Maksym Protsenko, head of the engineering centre at Chernobyl nuclear power plant, said that before the drone damage, the next steps which had been being planned for the NSC was designing, procuring and then dismantling the original – now unstable – 1986 shelter and “the development of technologies for and retrieval of fuel-containing materials and long-lived radioactive waste” from the original shelter, “followed by their conditioning, storage and final disposal”.


The original shelter is now within the New Safe Confinement (Image: CHNPP)

These had all had to be put on hold and he outlined the scale of the damage – with the impact site seeing “pass-through damage to an area of 15 square metres”; damage to cladding from the fires that smouldered afterwards in an area of about 200 square metres; technological equipment – including the power supply system, ventilation and control systems – damaged by “drone fragments and blast wave”; the membrane, designed to help ensure the tightness of the shelter to protect the external environment, smouldered and more than 340 holes had to be cut in the shelter to allow firefighters to put out the fires. There was also damage to the steel structures of the arch and crane systems.

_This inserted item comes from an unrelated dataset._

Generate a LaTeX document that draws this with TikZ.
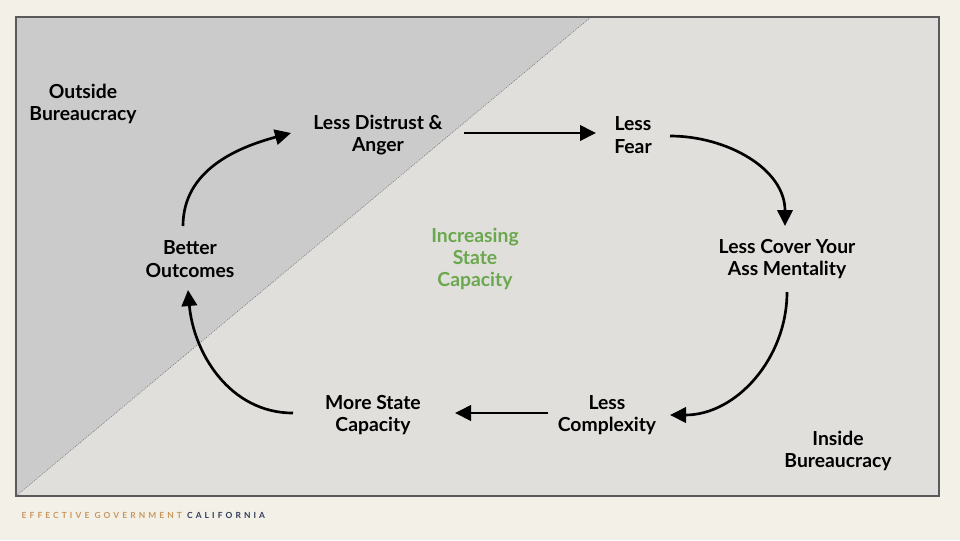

The IAEA’s Martin Gajdos, Technical Coordinator of the Department of Nuclear Safety and Security, said that the damage meant the New Safe Confinement “is currently unable to to perform its confinement function”, although he stressed that there had been no change in measured radiation levels compared with prior to the drone strike.

The planned repairs

Protsenko said that inspections and assessments had been taking place with the aim of drawing up estimates for a repair plan, but this would take time and so there was therefore a need to go ahead with temporary repairs to protect the structure from further weather-related damage.

Steven White, Head of the Nuclear Safety Department at the European Bank for Reconstruction and Development, said that its long-running support and work at Chernobyl was now focused on the urgent need for repairs to the New Safe Confinement. He said repair costs were estimated to exceed EUR100 million (USD118 million).

He described the extent of the damage as “severe and complex” and warned that “full restoration under original design was unlikely … difficult choices lie ahead”. He thanked the financial contributions in the past few months from the European Union, France and the UK and appealed to the international community to continue its support, saying Chernobyl “remains one of the world’s most fragile nuclear facilities”.

Oleg Korikov, Director General of the State Nuclear Regulatory Inspectorate of Ukraine, said that between 2005 and 2008 emergency stabilisation measures had been put in place for the original shelter to decrease “the risk of the shelter collapse and potential large release of radioactive dust to the atmosphere”. They were intended to last for up to 15 years and allow for dismantling to take place once the New Safe Confinement was in place and commissioned, by 2023. However, he said, that has not happened and with the current state of the New Safe Confinement “planned measures for the Shelter Object unstable structures dismantling are impossible”.


Korikov hosted the event at the IAEA’s headquarters in Austria (Image: WNN)

The New Safe Confinement was financed via the Chernobyl Shelter Fund which was run by the European Bank for Reconstruction and Development. It received EUR1.6 billion from 45 donor countries and the EBRD provided EUR480 million of its own resources.